▸ What this task involves
Set down every entry word for word. Omit the pictures.

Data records
- - -

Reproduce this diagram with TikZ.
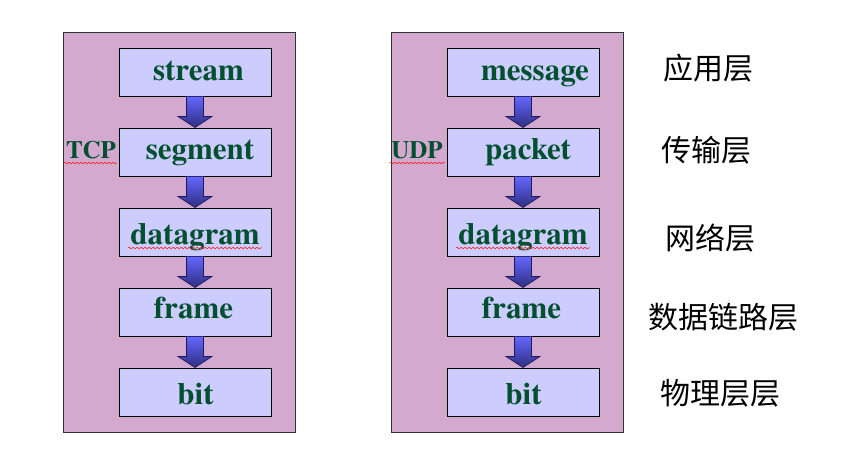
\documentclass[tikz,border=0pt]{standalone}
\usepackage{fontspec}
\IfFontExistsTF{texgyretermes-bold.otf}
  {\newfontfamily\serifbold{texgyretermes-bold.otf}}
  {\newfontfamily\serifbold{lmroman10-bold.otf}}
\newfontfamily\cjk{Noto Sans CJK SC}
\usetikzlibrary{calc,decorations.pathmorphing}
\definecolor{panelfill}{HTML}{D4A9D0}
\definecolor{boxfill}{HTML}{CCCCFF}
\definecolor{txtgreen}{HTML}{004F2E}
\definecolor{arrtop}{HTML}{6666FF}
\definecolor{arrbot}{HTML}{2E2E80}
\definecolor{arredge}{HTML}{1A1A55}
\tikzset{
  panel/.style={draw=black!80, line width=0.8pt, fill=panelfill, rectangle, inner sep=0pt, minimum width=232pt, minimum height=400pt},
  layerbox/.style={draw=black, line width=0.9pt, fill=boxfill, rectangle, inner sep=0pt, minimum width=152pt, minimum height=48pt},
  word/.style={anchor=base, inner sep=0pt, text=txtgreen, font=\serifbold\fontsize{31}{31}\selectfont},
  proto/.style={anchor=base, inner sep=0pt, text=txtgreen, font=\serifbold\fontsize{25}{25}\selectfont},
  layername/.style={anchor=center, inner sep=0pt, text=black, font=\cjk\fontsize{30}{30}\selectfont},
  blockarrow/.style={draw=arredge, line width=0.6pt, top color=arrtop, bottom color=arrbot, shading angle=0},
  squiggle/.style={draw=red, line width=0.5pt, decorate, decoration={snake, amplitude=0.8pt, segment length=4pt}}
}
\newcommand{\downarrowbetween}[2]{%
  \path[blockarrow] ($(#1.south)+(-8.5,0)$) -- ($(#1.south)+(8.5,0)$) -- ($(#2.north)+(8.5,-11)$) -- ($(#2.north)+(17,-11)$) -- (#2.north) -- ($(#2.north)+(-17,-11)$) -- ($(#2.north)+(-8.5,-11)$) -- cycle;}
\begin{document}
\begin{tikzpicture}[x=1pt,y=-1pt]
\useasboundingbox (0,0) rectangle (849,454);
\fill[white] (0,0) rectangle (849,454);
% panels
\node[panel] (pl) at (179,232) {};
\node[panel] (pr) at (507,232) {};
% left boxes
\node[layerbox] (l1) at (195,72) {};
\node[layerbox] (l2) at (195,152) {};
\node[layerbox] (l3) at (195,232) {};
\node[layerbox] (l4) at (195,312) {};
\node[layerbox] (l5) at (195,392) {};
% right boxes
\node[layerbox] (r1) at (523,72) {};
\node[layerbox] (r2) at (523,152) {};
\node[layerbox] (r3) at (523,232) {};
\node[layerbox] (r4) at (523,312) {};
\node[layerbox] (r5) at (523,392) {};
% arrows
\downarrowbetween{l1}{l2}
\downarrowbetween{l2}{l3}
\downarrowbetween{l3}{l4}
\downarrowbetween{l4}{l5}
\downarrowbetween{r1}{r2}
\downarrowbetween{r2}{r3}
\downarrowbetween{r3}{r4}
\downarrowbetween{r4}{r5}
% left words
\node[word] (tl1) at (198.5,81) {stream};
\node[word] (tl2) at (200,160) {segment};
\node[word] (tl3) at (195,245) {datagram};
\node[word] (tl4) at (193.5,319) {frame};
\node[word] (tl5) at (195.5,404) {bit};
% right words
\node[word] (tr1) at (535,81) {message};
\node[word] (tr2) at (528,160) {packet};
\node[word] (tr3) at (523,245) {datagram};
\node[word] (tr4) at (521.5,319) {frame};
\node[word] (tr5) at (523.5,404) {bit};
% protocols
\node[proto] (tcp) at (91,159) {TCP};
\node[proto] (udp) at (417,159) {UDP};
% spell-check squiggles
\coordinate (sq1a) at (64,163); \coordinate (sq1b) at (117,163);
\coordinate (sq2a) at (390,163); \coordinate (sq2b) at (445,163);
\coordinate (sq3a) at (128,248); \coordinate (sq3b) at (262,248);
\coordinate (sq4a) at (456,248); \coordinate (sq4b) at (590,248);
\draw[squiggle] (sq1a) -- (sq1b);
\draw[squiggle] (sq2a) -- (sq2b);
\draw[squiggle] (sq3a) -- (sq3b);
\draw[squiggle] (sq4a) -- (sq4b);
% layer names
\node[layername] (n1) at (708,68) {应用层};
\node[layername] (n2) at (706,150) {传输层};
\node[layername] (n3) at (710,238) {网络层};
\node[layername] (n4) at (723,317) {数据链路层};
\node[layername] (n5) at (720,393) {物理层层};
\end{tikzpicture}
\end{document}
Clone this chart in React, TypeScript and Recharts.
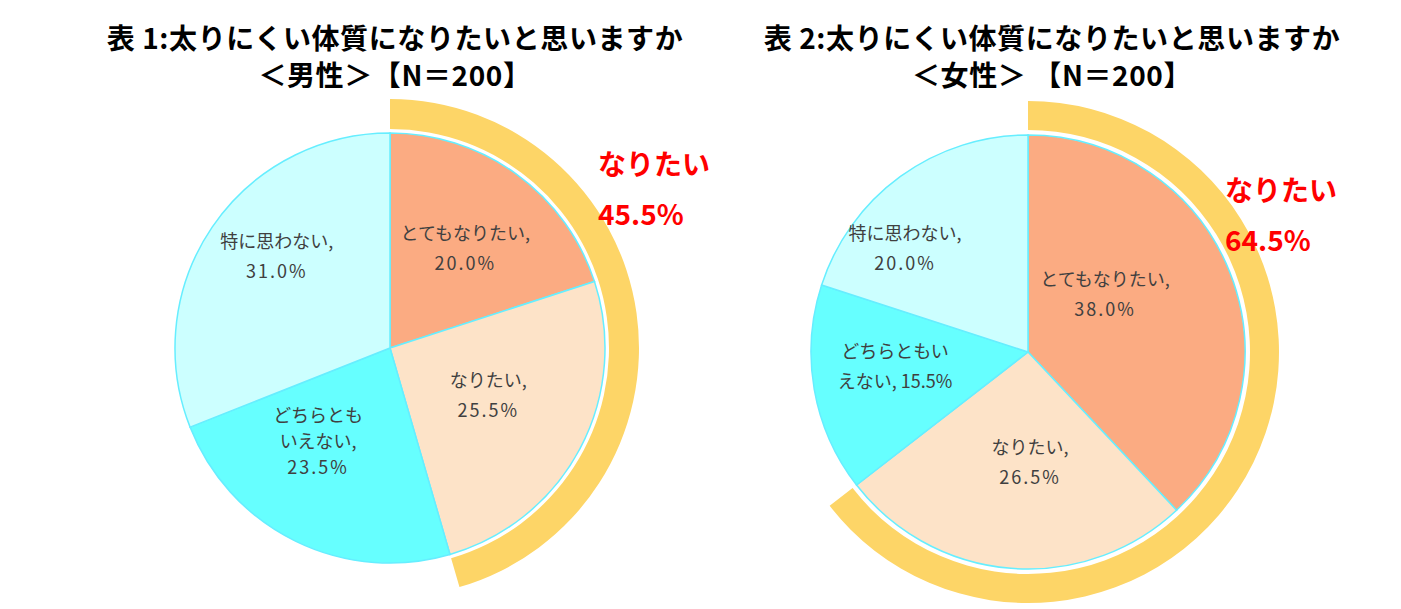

- - -

▸ Response for this exercise
Reproduce this diagram with TikZ.
\documentclass[tikz,border=0pt]{standalone}
\usepackage{fontspec}
\IfFontExistsTF{texgyretermes-bold.otf}
  {\newfontfamily\serifbold{texgyretermes-bold.otf}}
  {\newfontfamily\serifbold{lmroman10-bold.otf}}
\newfontfamily\cjk{Noto Sans CJK SC}
\usetikzlibrary{calc,decorations.pathmorphing}
\definecolor{panelfill}{HTML}{D4A9D0}
\definecolor{boxfill}{HTML}{CCCCFF}
\definecolor{txtgreen}{HTML}{004F2E}
\definecolor{arrtop}{HTML}{6666FF}
\definecolor{arrbot}{HTML}{2E2E80}
\definecolor{arredge}{HTML}{1A1A55}
\tikzset{
  panel/.style={draw=black!80, line width=0.8pt, fill=panelfill, rectangle, inner sep=0pt, minimum width=232pt, minimum height=400pt},
  layerbox/.style={draw=black, line width=0.9pt, fill=boxfill, rectangle, inner sep=0pt, minimum width=152pt, minimum height=48pt},
  word/.style={anchor=base, inner sep=0pt, text=txtgreen, font=\serifbold\fontsize{31}{31}\selectfont},
  proto/.style={anchor=base, inner sep=0pt, text=txtgreen, font=\serifbold\fontsize{25}{25}\selectfont},
  layername/.style={anchor=center, inner sep=0pt, text=black, font=\cjk\fontsize{30}{30}\selectfont},
  blockarrow/.style={draw=arredge, line width=0.6pt, top color=arrtop, bottom color=arrbot, shading angle=0},
  squiggle/.style={draw=red, line width=0.5pt, decorate, decoration={snake, amplitude=0.8pt, segment length=4pt}}
}
\newcommand{\downarrowbetween}[2]{%
  \path[blockarrow] ($(#1.south)+(-8.5,0)$) -- ($(#1.south)+(8.5,0)$) -- ($(#2.north)+(8.5,-11)$) -- ($(#2.north)+(17,-11)$) -- (#2.north) -- ($(#2.north)+(-17,-11)$) -- ($(#2.north)+(-8.5,-11)$) -- cycle;}
\begin{document}
\begin{tikzpicture}[x=1pt,y=-1pt]
\useasboundingbox (0,0) rectangle (849,454);
\fill[white] (0,0) rectangle (849,454);
% panels
\node[panel] (pl) at (179,232) {};
\node[panel] (pr) at (507,232) {};
% left boxes
\node[layerbox] (l1) at (195,72) {};
\node[layerbox] (l2) at (195,152) {};
\node[layerbox] (l3) at (195,232) {};
\node[layerbox] (l4) at (195,312) {};
\node[layerbox] (l5) at (195,392) {};
% right boxes
\node[layerbox] (r1) at (523,72) {};
\node[layerbox] (r2) at (523,152) {};
\node[layerbox] (r3) at (523,232) {};
\node[layerbox] (r4) at (523,312) {};
\node[layerbox] (r5) at (523,392) {};
% arrows
\downarrowbetween{l1}{l2}
\downarrowbetween{l2}{l3}
\downarrowbetween{l3}{l4}
\downarrowbetween{l4}{l5}
\downarrowbetween{r1}{r2}
\downarrowbetween{r2}{r3}
\downarrowbetween{r3}{r4}
\downarrowbetween{r4}{r5}
% left words
\node[word] (tl1) at (198.5,81) {stream};
\node[word] (tl2) at (200,160) {segment};
\node[word] (tl3) at (195,245) {datagram};
\node[word] (tl4) at (193.5,319) {frame};
\node[word] (tl5) at (195.5,404) {bit};
% right words
\node[word] (tr1) at (535,81) {message};
\node[word] (tr2) at (528,160) {packet};
\node[word] (tr3) at (523,245) {datagram};
\node[word] (tr4) at (521.5,319) {frame};
\node[word] (tr5) at (523.5,404) {bit};
% protocols
\node[proto] (tcp) at (91,159) {TCP};
\node[proto] (udp) at (417,159) {UDP};
% spell-check squiggles
\coordinate (sq1a) at (64,163); \coordinate (sq1b) at (117,163);
\coordinate (sq2a) at (390,163); \coordinate (sq2b) at (445,163);
\coordinate (sq3a) at (128,248); \coordinate (sq3b) at (262,248);
\coordinate (sq4a) at (456,248); \coordinate (sq4b) at (590,248);
\draw[squiggle] (sq1a) -- (sq1b);
\draw[squiggle] (sq2a) -- (sq2b);
\draw[squiggle] (sq3a) -- (sq3b);
\draw[squiggle] (sq4a) -- (sq4b);
% layer names
\node[layername] (n1) at (708,68) {应用层};
\node[layername] (n2) at (706,150) {传输层};
\node[layername] (n3) at (710,238) {网络层};
\node[layername] (n4) at (723,317) {数据链路层};
\node[layername] (n5) at (720,393) {物理层层};
\end{tikzpicture}
\end{document}
Clone this chart in React, TypeScript and Recharts.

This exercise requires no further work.